▶ [YOUR TASK]
Among the entries below, extract exactly the lines that run from the one with "Generate a Python" through the one with "plt.rcParams['font.family'] = ['Liberation", both ends included.

▶ [DATA SECTION]
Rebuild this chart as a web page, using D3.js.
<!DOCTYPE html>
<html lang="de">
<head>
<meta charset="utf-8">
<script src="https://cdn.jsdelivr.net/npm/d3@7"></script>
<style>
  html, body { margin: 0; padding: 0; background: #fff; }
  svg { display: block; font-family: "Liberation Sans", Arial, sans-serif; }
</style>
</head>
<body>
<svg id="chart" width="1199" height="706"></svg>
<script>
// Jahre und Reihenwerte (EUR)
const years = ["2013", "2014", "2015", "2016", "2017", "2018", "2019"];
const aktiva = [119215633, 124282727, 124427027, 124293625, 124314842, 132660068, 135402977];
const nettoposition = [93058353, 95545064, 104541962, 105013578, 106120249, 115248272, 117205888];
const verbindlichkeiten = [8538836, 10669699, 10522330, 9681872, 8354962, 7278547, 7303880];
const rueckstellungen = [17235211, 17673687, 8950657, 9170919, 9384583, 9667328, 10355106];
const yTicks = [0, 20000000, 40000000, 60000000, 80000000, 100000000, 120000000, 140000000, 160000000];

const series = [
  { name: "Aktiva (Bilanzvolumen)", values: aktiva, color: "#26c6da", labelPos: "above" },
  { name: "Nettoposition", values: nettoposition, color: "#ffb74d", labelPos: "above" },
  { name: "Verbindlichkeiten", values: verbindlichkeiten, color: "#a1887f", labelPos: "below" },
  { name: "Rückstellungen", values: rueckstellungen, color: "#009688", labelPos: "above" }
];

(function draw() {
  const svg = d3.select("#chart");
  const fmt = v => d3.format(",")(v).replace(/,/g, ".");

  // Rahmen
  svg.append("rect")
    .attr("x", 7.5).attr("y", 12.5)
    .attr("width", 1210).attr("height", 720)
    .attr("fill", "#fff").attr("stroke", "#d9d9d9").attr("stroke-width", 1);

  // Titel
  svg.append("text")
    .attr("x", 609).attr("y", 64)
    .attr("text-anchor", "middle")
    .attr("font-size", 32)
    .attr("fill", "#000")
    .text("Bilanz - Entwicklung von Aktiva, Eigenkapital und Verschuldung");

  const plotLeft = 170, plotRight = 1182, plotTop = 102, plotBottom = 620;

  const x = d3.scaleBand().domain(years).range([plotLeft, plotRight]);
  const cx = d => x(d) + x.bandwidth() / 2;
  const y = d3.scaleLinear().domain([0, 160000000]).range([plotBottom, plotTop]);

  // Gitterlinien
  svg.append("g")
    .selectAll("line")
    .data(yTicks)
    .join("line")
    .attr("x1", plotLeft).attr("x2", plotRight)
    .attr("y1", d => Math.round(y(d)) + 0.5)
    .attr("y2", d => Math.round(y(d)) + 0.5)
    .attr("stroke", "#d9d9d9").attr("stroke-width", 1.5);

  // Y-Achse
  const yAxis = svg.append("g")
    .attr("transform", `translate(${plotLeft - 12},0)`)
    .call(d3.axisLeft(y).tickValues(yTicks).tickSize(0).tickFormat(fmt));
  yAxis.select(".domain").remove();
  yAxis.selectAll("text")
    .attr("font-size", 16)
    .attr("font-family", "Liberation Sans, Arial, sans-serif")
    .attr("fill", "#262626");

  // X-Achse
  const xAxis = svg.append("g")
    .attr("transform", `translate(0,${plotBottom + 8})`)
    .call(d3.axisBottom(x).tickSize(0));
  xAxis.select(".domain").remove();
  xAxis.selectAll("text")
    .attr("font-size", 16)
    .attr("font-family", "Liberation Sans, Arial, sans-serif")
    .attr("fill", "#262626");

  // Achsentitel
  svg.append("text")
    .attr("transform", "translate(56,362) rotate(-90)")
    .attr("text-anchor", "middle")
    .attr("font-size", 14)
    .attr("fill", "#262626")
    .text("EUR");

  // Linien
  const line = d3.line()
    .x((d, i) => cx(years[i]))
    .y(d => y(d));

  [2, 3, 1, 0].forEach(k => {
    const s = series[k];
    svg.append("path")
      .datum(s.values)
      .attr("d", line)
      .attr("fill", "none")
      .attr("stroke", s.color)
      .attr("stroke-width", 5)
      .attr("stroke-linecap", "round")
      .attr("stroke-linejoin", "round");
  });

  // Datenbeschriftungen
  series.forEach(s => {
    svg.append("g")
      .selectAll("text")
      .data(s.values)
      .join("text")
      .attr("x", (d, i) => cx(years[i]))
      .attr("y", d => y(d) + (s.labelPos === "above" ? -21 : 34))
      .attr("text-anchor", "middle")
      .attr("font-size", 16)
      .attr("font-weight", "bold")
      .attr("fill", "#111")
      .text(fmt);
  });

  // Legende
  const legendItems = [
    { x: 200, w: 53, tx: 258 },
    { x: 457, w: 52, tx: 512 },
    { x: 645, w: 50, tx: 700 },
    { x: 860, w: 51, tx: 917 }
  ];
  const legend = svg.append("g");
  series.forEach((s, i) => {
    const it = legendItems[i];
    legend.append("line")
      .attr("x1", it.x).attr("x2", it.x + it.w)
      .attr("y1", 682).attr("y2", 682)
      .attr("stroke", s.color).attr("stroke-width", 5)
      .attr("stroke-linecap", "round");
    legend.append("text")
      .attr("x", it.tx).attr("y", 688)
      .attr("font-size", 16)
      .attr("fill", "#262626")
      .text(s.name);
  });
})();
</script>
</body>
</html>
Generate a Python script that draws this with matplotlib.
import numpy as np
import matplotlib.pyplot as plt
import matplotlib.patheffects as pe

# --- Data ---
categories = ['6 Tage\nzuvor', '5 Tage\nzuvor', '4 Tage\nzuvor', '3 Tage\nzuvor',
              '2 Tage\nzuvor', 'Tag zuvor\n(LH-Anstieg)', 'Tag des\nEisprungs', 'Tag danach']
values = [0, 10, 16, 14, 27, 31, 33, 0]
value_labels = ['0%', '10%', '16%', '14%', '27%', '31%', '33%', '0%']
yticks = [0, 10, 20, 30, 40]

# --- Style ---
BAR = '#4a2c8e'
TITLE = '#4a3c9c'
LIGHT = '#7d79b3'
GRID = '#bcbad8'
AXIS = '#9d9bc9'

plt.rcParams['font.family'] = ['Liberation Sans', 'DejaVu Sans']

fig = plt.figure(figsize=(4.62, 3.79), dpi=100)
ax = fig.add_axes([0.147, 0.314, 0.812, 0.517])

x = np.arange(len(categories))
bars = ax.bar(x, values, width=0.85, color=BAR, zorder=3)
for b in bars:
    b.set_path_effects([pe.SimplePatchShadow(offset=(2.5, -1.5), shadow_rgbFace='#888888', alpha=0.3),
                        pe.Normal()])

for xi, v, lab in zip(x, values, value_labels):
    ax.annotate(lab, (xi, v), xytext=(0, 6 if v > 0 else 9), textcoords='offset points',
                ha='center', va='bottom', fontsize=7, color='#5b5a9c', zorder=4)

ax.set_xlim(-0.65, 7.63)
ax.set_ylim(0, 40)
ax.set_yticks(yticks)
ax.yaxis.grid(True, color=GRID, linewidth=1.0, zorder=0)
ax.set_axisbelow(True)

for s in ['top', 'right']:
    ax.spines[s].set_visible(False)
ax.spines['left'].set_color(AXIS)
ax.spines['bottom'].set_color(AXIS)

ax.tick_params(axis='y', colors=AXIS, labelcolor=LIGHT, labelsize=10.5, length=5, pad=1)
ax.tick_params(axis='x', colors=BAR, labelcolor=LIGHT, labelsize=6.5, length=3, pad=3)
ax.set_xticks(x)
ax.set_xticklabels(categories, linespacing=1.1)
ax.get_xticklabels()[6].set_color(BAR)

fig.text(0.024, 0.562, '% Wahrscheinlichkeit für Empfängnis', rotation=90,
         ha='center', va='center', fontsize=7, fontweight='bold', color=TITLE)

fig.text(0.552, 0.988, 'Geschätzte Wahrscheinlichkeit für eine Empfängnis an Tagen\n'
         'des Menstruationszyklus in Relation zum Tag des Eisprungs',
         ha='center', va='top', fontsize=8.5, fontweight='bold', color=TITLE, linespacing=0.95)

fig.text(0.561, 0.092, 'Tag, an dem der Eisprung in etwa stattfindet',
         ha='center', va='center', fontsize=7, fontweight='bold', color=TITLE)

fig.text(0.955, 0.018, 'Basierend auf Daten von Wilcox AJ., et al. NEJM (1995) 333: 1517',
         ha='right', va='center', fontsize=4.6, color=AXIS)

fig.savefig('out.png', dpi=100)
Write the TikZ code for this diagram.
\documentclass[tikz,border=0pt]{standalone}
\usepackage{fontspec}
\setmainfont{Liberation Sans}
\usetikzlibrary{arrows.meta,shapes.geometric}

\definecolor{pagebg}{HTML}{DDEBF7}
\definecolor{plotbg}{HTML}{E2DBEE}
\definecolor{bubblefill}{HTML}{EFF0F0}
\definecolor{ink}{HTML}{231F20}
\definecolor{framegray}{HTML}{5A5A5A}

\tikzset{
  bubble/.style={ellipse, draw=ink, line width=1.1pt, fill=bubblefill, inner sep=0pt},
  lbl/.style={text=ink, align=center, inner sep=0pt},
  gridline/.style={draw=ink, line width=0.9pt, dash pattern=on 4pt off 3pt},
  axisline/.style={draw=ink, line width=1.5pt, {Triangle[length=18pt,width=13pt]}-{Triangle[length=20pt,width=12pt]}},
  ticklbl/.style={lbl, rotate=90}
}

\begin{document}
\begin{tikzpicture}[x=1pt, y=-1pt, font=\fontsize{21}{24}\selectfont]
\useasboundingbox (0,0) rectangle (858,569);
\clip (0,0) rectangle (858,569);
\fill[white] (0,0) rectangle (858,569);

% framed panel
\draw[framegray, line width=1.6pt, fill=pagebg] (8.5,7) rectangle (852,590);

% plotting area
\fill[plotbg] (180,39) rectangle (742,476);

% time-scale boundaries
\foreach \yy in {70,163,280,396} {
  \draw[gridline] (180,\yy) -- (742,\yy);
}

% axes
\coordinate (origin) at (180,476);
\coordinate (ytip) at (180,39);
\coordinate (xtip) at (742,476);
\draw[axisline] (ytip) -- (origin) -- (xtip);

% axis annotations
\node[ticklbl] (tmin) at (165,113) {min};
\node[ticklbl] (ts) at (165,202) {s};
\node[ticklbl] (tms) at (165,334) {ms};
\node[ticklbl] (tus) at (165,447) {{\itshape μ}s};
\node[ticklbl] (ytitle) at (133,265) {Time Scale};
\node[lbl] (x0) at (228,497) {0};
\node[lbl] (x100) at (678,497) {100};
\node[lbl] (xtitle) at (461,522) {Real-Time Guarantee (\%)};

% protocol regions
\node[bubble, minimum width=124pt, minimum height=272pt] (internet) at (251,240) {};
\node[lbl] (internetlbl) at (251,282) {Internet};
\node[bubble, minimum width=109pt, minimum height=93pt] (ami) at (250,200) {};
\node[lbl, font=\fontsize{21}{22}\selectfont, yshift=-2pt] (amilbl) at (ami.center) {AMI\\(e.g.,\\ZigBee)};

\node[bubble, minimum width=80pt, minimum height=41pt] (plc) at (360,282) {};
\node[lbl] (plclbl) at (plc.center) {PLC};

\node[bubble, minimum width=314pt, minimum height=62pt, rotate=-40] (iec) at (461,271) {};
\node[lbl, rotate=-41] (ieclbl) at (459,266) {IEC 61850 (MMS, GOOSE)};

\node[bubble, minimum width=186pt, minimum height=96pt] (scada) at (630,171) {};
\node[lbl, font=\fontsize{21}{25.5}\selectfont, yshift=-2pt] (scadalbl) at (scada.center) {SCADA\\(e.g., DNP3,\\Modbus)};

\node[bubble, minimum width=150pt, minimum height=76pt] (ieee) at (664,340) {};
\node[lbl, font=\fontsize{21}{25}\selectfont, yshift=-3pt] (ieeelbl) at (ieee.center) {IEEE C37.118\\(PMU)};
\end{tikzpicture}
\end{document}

▶ [WRITTEN ANSWER]
Generate a Python script that draws this with matplotlib.
import numpy as np
import matplotlib.pyplot as plt
import matplotlib.patheffects as pe

# --- Data ---
categories = ['6 Tage\nzuvor', '5 Tage\nzuvor', '4 Tage\nzuvor', '3 Tage\nzuvor',
              '2 Tage\nzuvor', 'Tag zuvor\n(LH-Anstieg)', 'Tag des\nEisprungs', 'Tag danach']
values = [0, 10, 16, 14, 27, 31, 33, 0]
value_labels = ['0%', '10%', '16%', '14%', '27%', '31%', '33%', '0%']
yticks = [0, 10, 20, 30, 40]

# --- Style ---
BAR = '#4a2c8e'
TITLE = '#4a3c9c'
LIGHT = '#7d79b3'
GRID = '#bcbad8'
AXIS = '#9d9bc9'

plt.rcParams['font.family'] = ['Liberation Sans', 'DejaVu Sans']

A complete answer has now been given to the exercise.